Tafereelen uit het Menschlyk Leven. Uit onderscheiden Schryvers byëenverzameld, door A. Bruggemans. IIIde Deel. Te Dordrecht, by E. Bonte, 1803. In gr. 8vo. 239 bl.
Gaven wy van de twee vorige Delen een gunstig bericht, wy doen dit van het tegenwoordige met geen minder vertrouwen. Wy vinden hier vier Verhalen.

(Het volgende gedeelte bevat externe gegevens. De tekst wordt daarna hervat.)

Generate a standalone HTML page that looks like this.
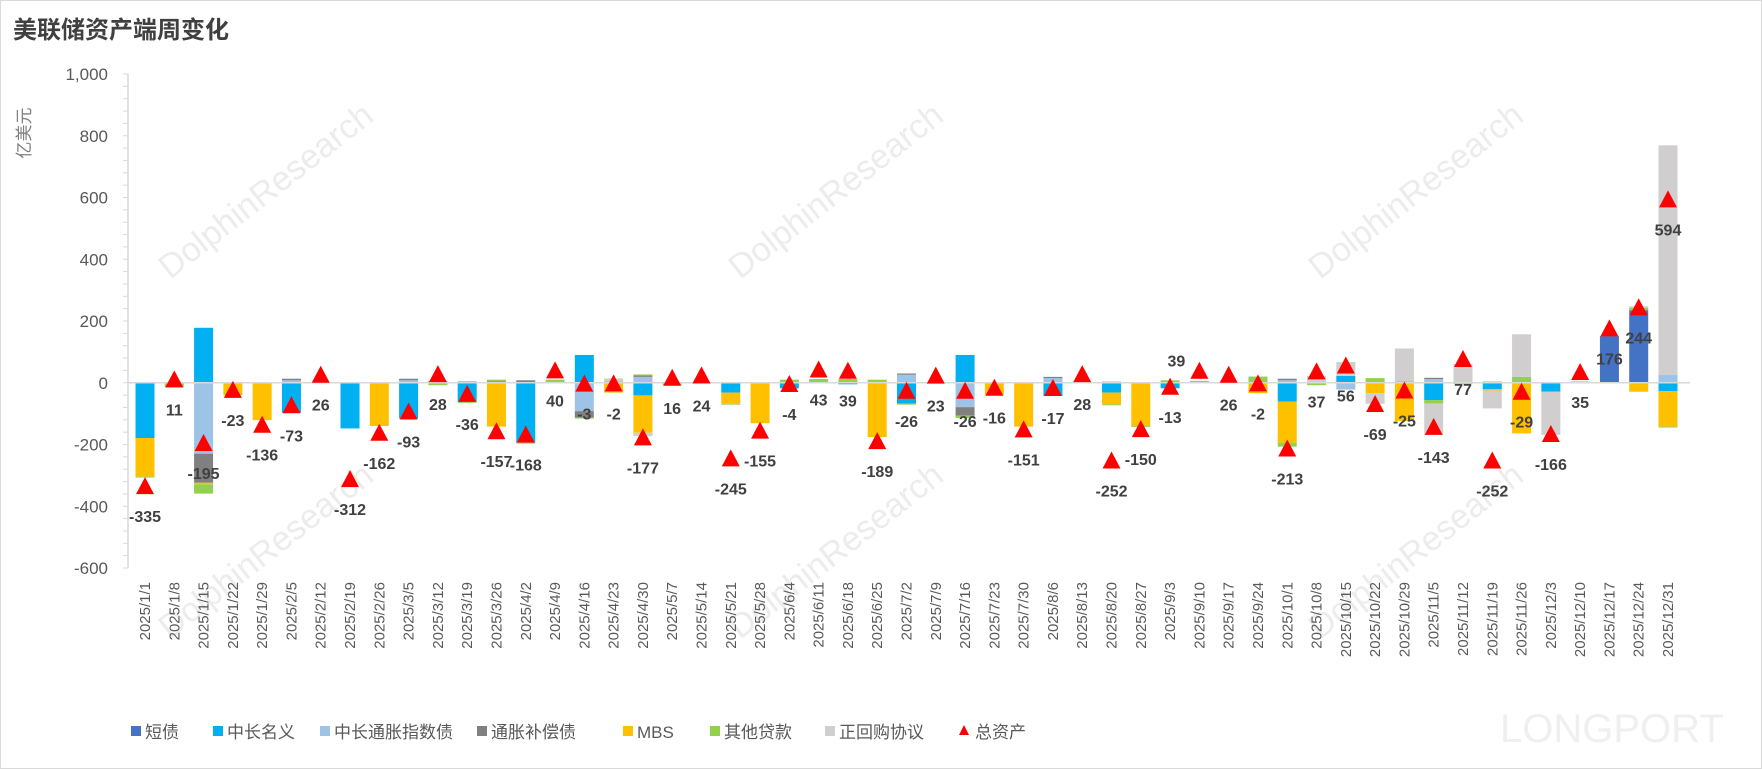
<!DOCTYPE html>
<html><head><meta charset="utf-8"><style>
html,body{margin:0;padding:0;background:#fff}
svg{display:block;font-family:"Liberation Sans","Noto Sans CJK SC",sans-serif}
</style></head><body>
<svg id="chart" width="1762" height="769" viewBox="0 0 1762 769" xmlns="http://www.w3.org/2000/svg">
<rect x="0.5" y="0.5" width="1761" height="768" fill="#fff" stroke="#d9d9d9"/>
<g fill="#ececec" font-size="34">
<text transform="translate(170,280) rotate(-38)">DolphinResearch</text>
<text transform="translate(740,280) rotate(-38)">DolphinResearch</text>
<text transform="translate(1320,280) rotate(-38)">DolphinResearch</text>
<text transform="translate(170,640) rotate(-38)">DolphinResearch</text>
<text transform="translate(740,640) rotate(-38)">DolphinResearch</text>
<text transform="translate(1320,640) rotate(-38)">DolphinResearch</text>
<text x="1500" y="742" font-size="40" fill="#efefef">LONGPORT</text>
</g>
<text x="13" y="38" font-size="24" font-weight="bold" fill="#404040">美联储资产端周变化</text>
<text transform="translate(30,133) rotate(-90)" text-anchor="middle" font-size="17" fill="#7f7f7f">亿美元</text>
<g id="yaxis"></g>
<g id="bars"></g>
<g id="totals"></g>
<g id="xaxis"></g>
<g id="legend"></g>
</svg>
<script>
const categories=["2025/1/1","2025/1/8","2025/1/15","2025/1/22","2025/1/29","2025/2/5","2025/2/12","2025/2/19","2025/2/26","2025/3/5","2025/3/12","2025/3/19","2025/3/26","2025/4/2","2025/4/9","2025/4/16","2025/4/23","2025/4/30","2025/5/7","2025/5/14","2025/5/21","2025/5/28","2025/6/4","2025/6/11","2025/6/18","2025/6/25","2025/7/2","2025/7/9","2025/7/16","2025/7/23","2025/7/30","2025/8/6","2025/8/13","2025/8/20","2025/8/27","2025/9/3","2025/9/10","2025/9/17","2025/9/24","2025/10/1","2025/10/8","2025/10/15","2025/10/22","2025/10/29","2025/11/5","2025/11/12","2025/11/19","2025/11/26","2025/12/3","2025/12/10","2025/12/17","2025/12/24","2025/12/31"];
const shortBills=[0,0,0,0,0,0,0,0,0,0, 0,0,0,0,0,0,0,0,0,0, 0,0,0,0,0,0,0,0,0,0, 0,0,0,0,0,0,0,0,0,0, 0,0,0,0,0,0,0,0,0,0, 151,235,0];
const nominal=[-179,0,178,0,0,-97,0,-148,0,-116, 0,-61,0,-194,0,90,0,-41,0,0, -32,0,-18,0,-5,0,-67,0,90,0, 0,-43,0,-32,0,-18,0,0,0,-61, 0,22,0,0,-56,0,-21,0,-29,0, 0,0,-27];
const tips=[0,0,-230,0,0,8,0,0,0,8, 0,0,0,0,0,-92,0,19,0,0, 0,0,0,0,0,0,26,0,-79,0, 0,15,0,0,0,0,0,0,0,8, 0,-22,0,0,12,0,0,0,0,0, 0,0,25];
const inflComp=[0,0,-94,0,0,5,0,0,0,5, 5,4,5,8,0,-21,0,5,0,0, 0,0,0,0,0,0,4,0,-27,0, 0,4,0,0,0,0,0,0,0,5, 0,0,0,0,4,0,0,0,0,0, 0,0,0];
const mbs=[-125,0,-5,-38,-121,0,0,0,-140,0, 0,0,-142,0,0,0,-32,-121,0,0, -36,-131,0,0,0,-176,0,0,0,-40, -142,0,0,-38,-140,0,0,0,-34,-133, 0,0,-34,-124,0,0,-4,-164,0,0, 0,-29,-115];
const otherLoans=[-3,-15,-30,-3,0,0,0,0,0,0, -8,-4,5,-3,10,-3,4,3,-8,-3, -3,0,10,12,12,10,-4,0,-8,0, 0,0,0,-3,-3,8,6,0,20,-13, -8,0,15,5,-11,-4,4,19,0,4, 0,8,-3];
const repo=[0,0,0,0,0,0,0,0,0,0, 0,0,0,0,0,0,10,-11,0,0, 0,0,0,0,0,0,0,0,0,0, 0,0,0,5,0,0,0,0,0,0, 22,45,-34,106,-101,61,-58,138,-140,0, 0,5,744];
const totalAssets=[-335,11,-195,-23,-136,-73,26,-312,-162,-93,28,-36,-157,-168,40,-3,-2,-177,16,24,-245,-155,-4,43,39,-189,-26,23,-26,-16,-151,-17,28,-252,-150,-13,39,26,-2,-213,37,56,-69,-25,-143,77,-252,-29,-166,35,176,244,594];
const yTicks=[1000,800,600,400,200,0,-200,-400,-600];
const seriesNames=["短债","中长名义","中长通胀指数债","通胀补偿债","MBS","其他贷款","正回购协议"];

const NS="http://www.w3.org/2000/svg";
const series=[shortBills,nominal,tips,inflComp,mbs,otherLoans,repo];
const colors=["#4472c4","#00b0f0","#9dc3e6","#808080","#ffc000","#92d050","#d0cece"];
const slugs=["short-bills","nominal-notes","tips","inflation-compensation","mbs","other-loans","repo"];
const yMin=-600,yMax=1000,plotTop=74,plotBottom=568,plotLeft=128,plotRight=1690;
const x0=145,step=(1668-145)/(categories.length-1),bw=19;
function yPos(v){return plotTop+(yMax-v)/(yMax-yMin)*(plotBottom-plotTop);}
function xPos(i){return x0+i*step;}
function mk(tag,attrs,parent){const e=document.createElementNS(NS,tag);for(const k in attrs)e.setAttribute(k,attrs[k]);parent.appendChild(e);return e;}
const gy=document.getElementById('yaxis');
const yl=mk('line',{x1:plotLeft,y1:plotTop,x2:plotLeft,y2:plotBottom,stroke:'#d9d9d9','stroke-width':1.5},gy);


for(let v=yMin;v<=yMax;v+=40){
  const t=mk('line',{x1:plotLeft-5,y1:yPos(v),x2:plotLeft,y2:yPos(v),stroke:'#d9d9d9'},gy);
  
  
}
yTicks.forEach(v=>{
  const t=mk('text',{x:108,y:yPos(v)+6,'text-anchor':'end','font-size':17,fill:'#595959'},gy);
  t.textContent=v.toLocaleString('en-US');
  
  
});
const gb=document.getElementById('bars');
categories.forEach((c,i)=>{
  let pos=0,neg=0;
  series.forEach((s,k)=>{
    const v=s[i]; if(!v) return;
    let a,b;
    if(v>0){a=pos;b=pos+v;pos=b;}else{a=neg;b=neg+v;neg=b;}
    const r=mk('rect',{x:xPos(i)-bw/2,y:Math.min(yPos(a),yPos(b)),width:bw,height:Math.abs(yPos(a)-yPos(b)),fill:colors[k]},gb);
    
    
  });
});
const zl=mk('line',{x1:plotLeft,y1:yPos(0),x2:plotRight,y2:yPos(0),stroke:'#d9d9d9','stroke-width':1.5},gb);


const gt=document.getElementById('totals');
totalAssets.forEach((v,i)=>{
  const cx=xPos(i),cy=yPos(v);
  const p=mk('polygon',{points:`${cx},${cy-9} ${cx+9},${cy+8} ${cx-9},${cy+8}`,fill:'#ff0000'},gt);
  
  
  let dx=0,dy=36;
  if(categories[i]==="2025/9/10"){dx=-23;dy=-4;}
  const t=mk('text',{x:cx+dx,y:cy+dy,'text-anchor':'middle','font-size':16,'font-weight':'bold',fill:'#404040'},gt);
  t.textContent=v;
  
  
});
const gx=document.getElementById('xaxis');
categories.forEach((c,i)=>{
  const t=mk('text',{transform:`translate(${xPos(i)+5},582) rotate(-90)`,'text-anchor':'end','font-size':15,fill:'#595959'},gx);
  t.textContent=c;
  
  
});
const gl=document.getElementById('legend');
const lx=[136,218,325,482,628,715,830];
seriesNames.forEach((n,k)=>{
  const r=mk('rect',{x:lx[k]-5,y:726,width:10,height:10,fill:colors[k]},gl);
  
  
  const t=mk('text',{x:lx[k]+9,y:738,'font-size':17,fill:'#595959'},gl);
  t.textContent=n;
  
  
});
const tp=mk('polygon',{points:'964,725 969,735 959,735',fill:'#ff0000'},gl);


const tt=mk('text',{x:975,y:738,'font-size':17,fill:'#595959'},gl);
tt.textContent='总资产';


</script>
</body></html>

I. De afval, of de vroome. Naar het Fransch van Mevrouw de genlis. Dit is ene zeer belangryke geschiedenis van enen jongen mensch, die indedaad godsdienstig, door vermeende verradery en trouwloosheid van zynen dierbaarsten vriend en zyne beminde verloofde, geheelenal aan het bestaan en de waarde van deugd en godsdienst begon te twyfelen, ja zich derzelver nietigheid en nutteloosheid opdrong; gelukkig echter nog altyd zich van het boze terug hield, hoe naby hy meer dan eens reeds aan den afgrond was; en eindlyk en vriend en verloofde schuldloos vond, en alzo terugkeerde tot zyne vorige dierbare overtuiging. Echter verlangden wy in dit waarlyk treffend zedelyk verhaal nog wel voelbare aanwyzing, hoe de jongeling, ook al ware hier de uitkomst anders geweest, toch genen grond had om zyne overtuiging te laten varen, en dat in allen gevalle de (schynbare) vroomheid en uitmuntende godsdienstige opvoeding van een trouwloos meisje nog geen zeker en alles afdoend bewys tegen den Godsdienst wezen zou.
II. De vriend. Naar het Hoogduitsch van a. la fontaine. Wel het minst bevallige stukje, dat ons nog ooit van dezen Schryver ter hand kwam; hoezeer het onderwerp niet kwalyk gekozen was, en, by ene meer zorgvuldige uitwerking, ryk had geweest in mensch- en zeden-kundige lessen. Een braaf jongeling wordt zyne geliefde ontvoerd door enen lichtmis, aan wiens vader hy vele verplichtingen had: zeer zonderling geraakt de minnares met haren vader in het huis van den laatstgenoemden; vindt daar beide de minnaars; en, eindlyk komt dan de geschiedenis daar op neer: haar hart heeft ten voordele van den lichtmis beslist, die zich nu, dit spreekt van zelve, zal beteren.